Code that draws figures
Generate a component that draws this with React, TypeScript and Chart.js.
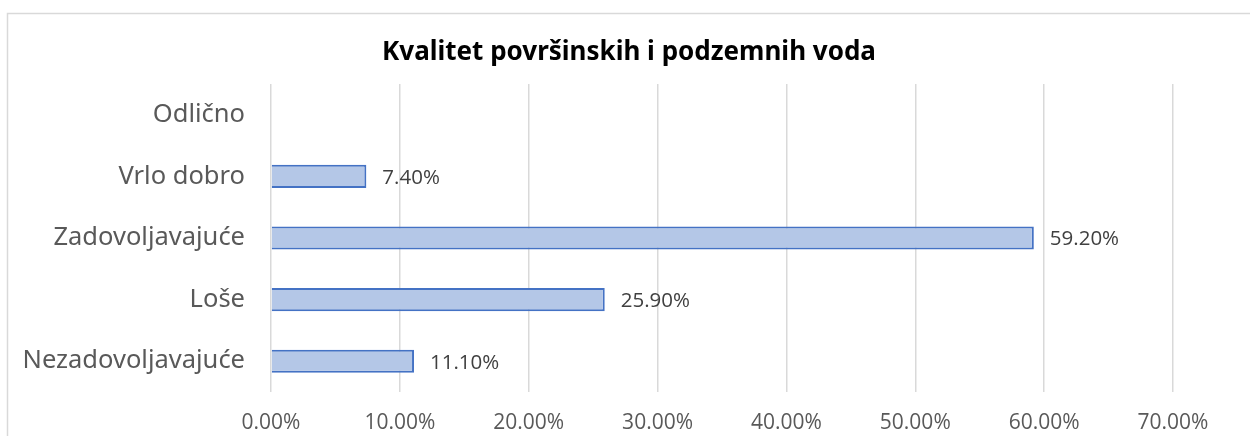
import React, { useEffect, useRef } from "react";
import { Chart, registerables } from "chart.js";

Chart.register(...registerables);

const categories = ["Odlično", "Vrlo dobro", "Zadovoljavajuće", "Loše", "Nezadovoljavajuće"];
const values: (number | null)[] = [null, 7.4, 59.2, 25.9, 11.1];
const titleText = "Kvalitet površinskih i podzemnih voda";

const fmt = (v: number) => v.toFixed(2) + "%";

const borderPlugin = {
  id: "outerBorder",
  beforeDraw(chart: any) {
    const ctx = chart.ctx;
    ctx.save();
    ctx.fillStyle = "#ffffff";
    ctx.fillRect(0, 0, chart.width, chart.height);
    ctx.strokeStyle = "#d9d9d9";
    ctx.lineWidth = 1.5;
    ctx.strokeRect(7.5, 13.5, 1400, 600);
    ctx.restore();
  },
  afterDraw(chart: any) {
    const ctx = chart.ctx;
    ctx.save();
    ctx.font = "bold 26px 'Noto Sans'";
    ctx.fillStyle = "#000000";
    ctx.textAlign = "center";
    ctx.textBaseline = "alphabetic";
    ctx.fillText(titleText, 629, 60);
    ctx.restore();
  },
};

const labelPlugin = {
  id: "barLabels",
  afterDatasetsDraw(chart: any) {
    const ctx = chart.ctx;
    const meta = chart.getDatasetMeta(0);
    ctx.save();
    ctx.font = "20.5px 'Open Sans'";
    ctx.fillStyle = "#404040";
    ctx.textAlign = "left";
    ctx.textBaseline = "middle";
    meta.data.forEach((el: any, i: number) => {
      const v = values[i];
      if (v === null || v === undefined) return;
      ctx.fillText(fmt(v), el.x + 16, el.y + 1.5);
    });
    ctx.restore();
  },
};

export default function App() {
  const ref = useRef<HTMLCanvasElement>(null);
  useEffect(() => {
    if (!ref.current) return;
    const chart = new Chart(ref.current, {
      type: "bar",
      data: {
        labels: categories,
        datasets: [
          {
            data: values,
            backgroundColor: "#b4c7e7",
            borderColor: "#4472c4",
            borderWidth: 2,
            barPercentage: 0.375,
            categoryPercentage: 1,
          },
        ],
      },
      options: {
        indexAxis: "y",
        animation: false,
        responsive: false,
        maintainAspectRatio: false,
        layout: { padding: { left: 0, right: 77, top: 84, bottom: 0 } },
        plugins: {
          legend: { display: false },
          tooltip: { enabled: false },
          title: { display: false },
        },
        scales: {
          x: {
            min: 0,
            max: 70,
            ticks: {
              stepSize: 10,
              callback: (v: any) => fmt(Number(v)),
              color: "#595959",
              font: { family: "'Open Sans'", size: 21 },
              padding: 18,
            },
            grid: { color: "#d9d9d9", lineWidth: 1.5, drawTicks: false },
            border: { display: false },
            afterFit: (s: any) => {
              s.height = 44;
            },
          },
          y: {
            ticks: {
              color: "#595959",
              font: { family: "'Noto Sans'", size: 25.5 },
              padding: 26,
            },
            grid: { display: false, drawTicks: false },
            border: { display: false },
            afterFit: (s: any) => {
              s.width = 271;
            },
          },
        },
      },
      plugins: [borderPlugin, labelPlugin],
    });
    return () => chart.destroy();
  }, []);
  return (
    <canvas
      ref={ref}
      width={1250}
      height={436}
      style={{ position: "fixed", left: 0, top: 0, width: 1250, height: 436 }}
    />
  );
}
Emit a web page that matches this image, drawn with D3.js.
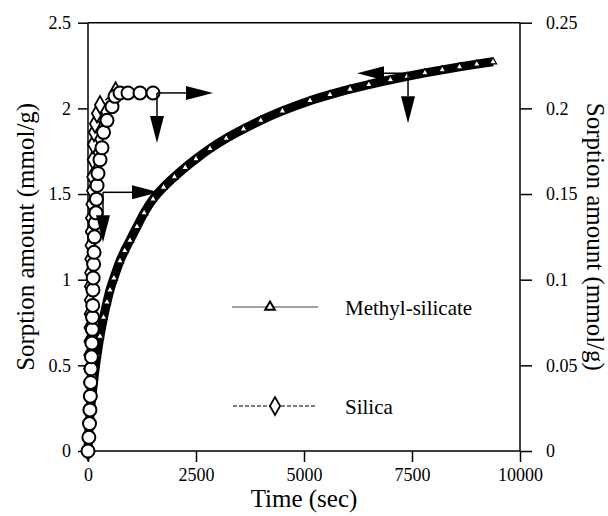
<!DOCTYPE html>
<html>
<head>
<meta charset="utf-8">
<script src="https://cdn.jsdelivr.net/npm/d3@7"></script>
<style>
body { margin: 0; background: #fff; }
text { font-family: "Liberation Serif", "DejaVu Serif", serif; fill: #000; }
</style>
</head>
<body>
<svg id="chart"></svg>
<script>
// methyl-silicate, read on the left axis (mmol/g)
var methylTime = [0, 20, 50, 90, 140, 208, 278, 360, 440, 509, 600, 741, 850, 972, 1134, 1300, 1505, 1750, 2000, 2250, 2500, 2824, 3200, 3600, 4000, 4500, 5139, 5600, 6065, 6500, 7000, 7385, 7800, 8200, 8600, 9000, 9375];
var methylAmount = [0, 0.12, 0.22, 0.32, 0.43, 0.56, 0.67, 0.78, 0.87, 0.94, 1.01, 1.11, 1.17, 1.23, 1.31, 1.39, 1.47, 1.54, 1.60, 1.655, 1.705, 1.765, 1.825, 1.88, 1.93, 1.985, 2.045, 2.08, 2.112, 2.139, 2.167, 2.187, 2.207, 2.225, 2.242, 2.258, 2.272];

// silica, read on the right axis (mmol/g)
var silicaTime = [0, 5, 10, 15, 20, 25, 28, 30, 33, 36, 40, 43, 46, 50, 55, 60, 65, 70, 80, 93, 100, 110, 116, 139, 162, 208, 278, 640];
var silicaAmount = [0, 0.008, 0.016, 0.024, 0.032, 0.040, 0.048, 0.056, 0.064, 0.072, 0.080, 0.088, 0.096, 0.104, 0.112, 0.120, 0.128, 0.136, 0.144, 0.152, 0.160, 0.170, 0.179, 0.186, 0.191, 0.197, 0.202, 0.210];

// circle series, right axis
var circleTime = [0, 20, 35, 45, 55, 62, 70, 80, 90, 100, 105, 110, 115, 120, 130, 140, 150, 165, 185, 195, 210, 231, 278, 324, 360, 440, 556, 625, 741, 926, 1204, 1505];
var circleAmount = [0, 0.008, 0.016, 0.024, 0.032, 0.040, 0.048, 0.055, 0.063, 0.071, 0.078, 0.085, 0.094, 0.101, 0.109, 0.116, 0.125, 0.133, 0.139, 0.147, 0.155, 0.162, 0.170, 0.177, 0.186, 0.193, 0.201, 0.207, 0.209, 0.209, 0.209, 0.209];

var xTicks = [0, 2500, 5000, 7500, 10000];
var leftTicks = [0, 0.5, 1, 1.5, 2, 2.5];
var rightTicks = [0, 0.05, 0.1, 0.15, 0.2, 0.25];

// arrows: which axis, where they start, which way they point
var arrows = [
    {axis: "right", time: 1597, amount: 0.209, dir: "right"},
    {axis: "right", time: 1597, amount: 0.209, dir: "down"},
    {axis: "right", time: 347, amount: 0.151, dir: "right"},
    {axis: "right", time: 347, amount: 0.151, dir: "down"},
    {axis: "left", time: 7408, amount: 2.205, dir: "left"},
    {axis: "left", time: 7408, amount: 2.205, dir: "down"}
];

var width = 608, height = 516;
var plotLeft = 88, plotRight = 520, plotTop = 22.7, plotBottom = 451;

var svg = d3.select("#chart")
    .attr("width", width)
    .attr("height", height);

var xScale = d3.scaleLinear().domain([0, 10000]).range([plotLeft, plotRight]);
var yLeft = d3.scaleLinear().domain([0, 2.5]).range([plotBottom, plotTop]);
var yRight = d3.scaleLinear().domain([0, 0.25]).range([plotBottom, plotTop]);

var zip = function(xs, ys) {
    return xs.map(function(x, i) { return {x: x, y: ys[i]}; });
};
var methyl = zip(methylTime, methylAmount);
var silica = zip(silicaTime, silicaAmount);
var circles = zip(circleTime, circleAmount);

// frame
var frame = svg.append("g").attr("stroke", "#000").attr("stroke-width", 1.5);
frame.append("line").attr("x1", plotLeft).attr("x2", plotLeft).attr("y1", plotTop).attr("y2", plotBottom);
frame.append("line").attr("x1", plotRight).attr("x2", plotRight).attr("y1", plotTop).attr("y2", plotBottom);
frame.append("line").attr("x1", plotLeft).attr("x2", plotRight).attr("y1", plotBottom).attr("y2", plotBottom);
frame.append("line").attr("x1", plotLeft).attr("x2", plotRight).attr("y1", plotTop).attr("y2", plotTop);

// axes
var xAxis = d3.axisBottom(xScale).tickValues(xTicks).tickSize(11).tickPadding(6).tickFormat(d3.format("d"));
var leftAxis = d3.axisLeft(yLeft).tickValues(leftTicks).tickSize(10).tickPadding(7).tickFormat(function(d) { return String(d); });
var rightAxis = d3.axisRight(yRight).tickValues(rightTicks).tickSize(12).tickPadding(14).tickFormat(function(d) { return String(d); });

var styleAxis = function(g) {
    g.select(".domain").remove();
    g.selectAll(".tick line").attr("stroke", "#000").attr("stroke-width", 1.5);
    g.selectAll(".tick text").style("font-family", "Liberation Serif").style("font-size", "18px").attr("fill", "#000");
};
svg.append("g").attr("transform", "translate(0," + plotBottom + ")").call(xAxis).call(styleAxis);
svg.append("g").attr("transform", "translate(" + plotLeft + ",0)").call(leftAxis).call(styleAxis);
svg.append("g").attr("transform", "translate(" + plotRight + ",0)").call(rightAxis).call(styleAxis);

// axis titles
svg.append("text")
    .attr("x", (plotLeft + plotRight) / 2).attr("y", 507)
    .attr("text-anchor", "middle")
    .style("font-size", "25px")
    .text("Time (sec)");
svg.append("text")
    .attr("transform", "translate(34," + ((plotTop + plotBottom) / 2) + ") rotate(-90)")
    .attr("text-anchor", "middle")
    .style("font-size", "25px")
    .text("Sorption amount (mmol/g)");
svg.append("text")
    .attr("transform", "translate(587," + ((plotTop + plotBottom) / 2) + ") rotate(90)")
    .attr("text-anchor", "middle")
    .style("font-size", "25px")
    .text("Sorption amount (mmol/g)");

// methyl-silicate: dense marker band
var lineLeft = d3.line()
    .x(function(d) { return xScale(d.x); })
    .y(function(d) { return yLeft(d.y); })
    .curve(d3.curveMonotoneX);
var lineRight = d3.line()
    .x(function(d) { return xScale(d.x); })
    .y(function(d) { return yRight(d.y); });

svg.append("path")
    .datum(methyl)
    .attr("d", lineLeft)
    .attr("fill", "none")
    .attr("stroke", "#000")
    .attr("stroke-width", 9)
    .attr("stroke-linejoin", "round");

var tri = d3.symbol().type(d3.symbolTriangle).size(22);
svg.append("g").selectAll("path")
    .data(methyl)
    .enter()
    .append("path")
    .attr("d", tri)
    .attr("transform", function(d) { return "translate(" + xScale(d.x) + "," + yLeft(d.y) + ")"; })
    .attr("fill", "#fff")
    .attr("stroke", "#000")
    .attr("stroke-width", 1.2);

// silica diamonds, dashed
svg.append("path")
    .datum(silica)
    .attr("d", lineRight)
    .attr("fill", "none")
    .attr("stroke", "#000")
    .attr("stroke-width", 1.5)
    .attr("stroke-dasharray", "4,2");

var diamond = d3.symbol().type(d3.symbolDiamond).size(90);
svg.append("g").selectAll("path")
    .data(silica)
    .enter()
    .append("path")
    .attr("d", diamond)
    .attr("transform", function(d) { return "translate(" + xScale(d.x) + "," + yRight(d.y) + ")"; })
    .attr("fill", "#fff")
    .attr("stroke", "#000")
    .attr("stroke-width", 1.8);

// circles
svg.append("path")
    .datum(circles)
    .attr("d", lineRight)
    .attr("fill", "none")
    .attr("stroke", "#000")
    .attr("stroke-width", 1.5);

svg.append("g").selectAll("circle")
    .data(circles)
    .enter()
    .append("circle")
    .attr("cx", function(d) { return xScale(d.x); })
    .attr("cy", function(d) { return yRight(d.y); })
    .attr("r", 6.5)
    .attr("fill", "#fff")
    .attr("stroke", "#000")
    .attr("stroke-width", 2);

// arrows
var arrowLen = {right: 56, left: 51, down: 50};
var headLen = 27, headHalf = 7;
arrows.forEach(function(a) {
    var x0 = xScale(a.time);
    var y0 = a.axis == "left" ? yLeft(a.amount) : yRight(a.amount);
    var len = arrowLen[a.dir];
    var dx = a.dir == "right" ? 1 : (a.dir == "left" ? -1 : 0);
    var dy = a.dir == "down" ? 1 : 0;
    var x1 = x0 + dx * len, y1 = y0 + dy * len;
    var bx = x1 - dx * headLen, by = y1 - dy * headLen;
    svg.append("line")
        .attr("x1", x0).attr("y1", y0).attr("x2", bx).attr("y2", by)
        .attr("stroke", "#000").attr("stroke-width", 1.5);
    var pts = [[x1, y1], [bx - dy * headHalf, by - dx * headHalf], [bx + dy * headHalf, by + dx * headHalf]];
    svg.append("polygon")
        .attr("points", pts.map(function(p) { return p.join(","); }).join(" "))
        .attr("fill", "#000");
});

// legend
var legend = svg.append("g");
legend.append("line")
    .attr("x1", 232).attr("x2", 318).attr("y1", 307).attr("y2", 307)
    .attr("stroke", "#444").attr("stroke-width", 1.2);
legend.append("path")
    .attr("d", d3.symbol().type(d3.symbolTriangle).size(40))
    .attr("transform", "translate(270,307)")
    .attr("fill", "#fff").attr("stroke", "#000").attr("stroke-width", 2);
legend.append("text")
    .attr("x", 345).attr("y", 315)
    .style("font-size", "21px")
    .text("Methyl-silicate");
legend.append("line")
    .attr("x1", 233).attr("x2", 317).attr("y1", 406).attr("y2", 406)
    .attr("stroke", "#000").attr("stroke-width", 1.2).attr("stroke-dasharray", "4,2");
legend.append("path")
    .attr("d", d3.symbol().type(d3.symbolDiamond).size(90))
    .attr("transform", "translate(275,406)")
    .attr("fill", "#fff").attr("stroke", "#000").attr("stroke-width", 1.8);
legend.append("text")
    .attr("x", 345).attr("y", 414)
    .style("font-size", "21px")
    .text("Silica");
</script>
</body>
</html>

EXERCISE DIRECTIONS: Leave the pictures out and please restate exactly the lines running from the start of the material through the one with "const fmt = (v: number)".

FULL ANSWER:
Generate a component that draws this with React, TypeScript and Chart.js.
import React, { useEffect, useRef } from "react";
import { Chart, registerables } from "chart.js";

Chart.register(...registerables);

const categories = ["Odlično", "Vrlo dobro", "Zadovoljavajuće", "Loše", "Nezadovoljavajuće"];
const values: (number | null)[] = [null, 7.4, 59.2, 25.9, 11.1];
const titleText = "Kvalitet površinskih i podzemnih voda";

const fmt = (v: number) => v.toFixed(2) + "%";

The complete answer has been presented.